Markus Kranz / 10.06.2020

Gilt das auch für Amerikaner, Israelis oder Deutsche, die von LKWs überfahren werden? Ich weiß, es ist eine fiese Frage, aber da ARD & ZDF & Linke allgemein derzeit ein wirklich komplett diskriminierendes & durch und durch rassistisches Weltbild propagieren, muss man ihnen hin und wieder auf die Finger klopfen.

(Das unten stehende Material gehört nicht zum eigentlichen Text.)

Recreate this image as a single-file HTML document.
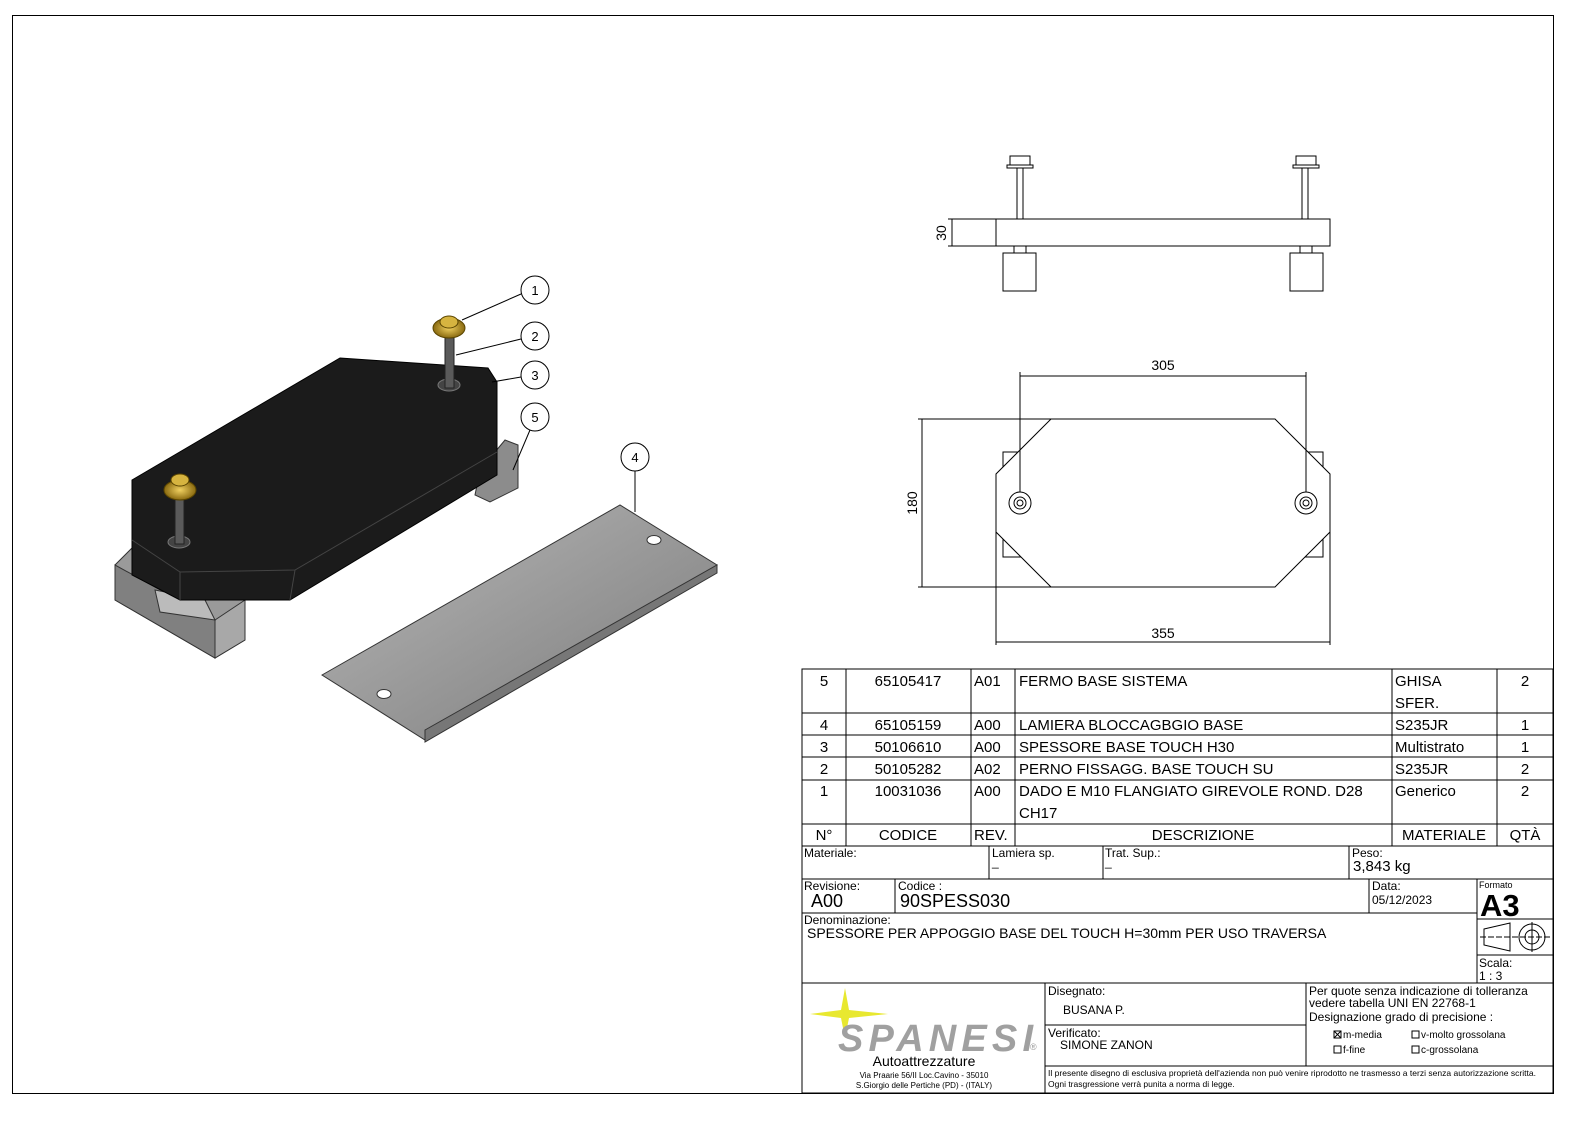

Albert Pflüger / 10.06.2020

Es ist durchaus ein Quell der Erkenntnis, mal so richtig zusammengetreten zu werden. Mir hat eine Rockertruppe dieses Erlebnis verschafft. Zu allererst die Selbsterkenntnis: Ich bin in der Lage, jemanden umzubringen und Freude daran zu haben. Vorher für mich undenkbar, ich war der friedlichste Mensch der Welt, gleich nach Gandhi, aber als ich da auf dem Boden lag und die nicht aufhörten, wurde mir klar, daß ich mit Wonne geschossen hätte, hätte ich denn eine Feuerwaffe besessen. Dieser Gedanke, diese Verwandlung, hat mich einerseits betroffen gemacht, andererseits klüger. “Soldaten sind Mörder”- diesen Satz hätte ich zuvor bedenkenlos unterschrieben, danach hielt ich ihn für dämlich. Deshalb sehe ich die Arbeit der Polizisten, die den muskelbepackten Türsteher, der, dichtgezogen mit Fentanyl und Cristal Meth, sich gegen die Festnahme wehrte, zu Boden gebracht haben, mit anderen Augen. Was bitte hätten sie tun sollen? Der Mann war schwer vorgeschädigt, und ich sehe nicht, daß er brutal behandelt wurde. Wäre es besser gewesen, einen Taser einzusetzen? Wäre das für ihn ungefährlicher gewesen? Aus der Festnahme eines Kriminellen, die unglücklicherweise schief ging, eine Rassismusbeschuldigung zu stricken, weil der Officer weiß, der Getötete schwarz war, ist lächerlich. Dafür ganze Straßenzüge zu verwüsten, ist nur ein Vorwand für Diebe und Räuber. Darauf sein politisches Süppchen zu kochen, ist Demagogie.

Katja Bauder / 10.06.2020

Bin ich der Einzige, der sich den Luxus gegönnt hat, einmal das Vorstrafenregister des heilige Floyd zu googeln? Und wenn mir jemand sagen kann, wer ihn dazu aufgefordert hatte sich der Festnahme zu widersetzen, so gehört ihm mein Ohr. - In Berlin wäre das nicht passiert, da hätte ihn erst ein Richter durch drei Instanzen verurteilen müssen, bevor ihn ein Polizist hätte ansprechen dürfen, ohne dass er sich mit Diskriminierungsvorwürfen konfrontiert um seine Existenz sorgen müsste…

Holger Schönstein / 10.06.2020

Also bei unbesorgt von Roger Letsch kann man vom “sanften Riesen” lesen. Mein Mitleid hält sich in Grenzen.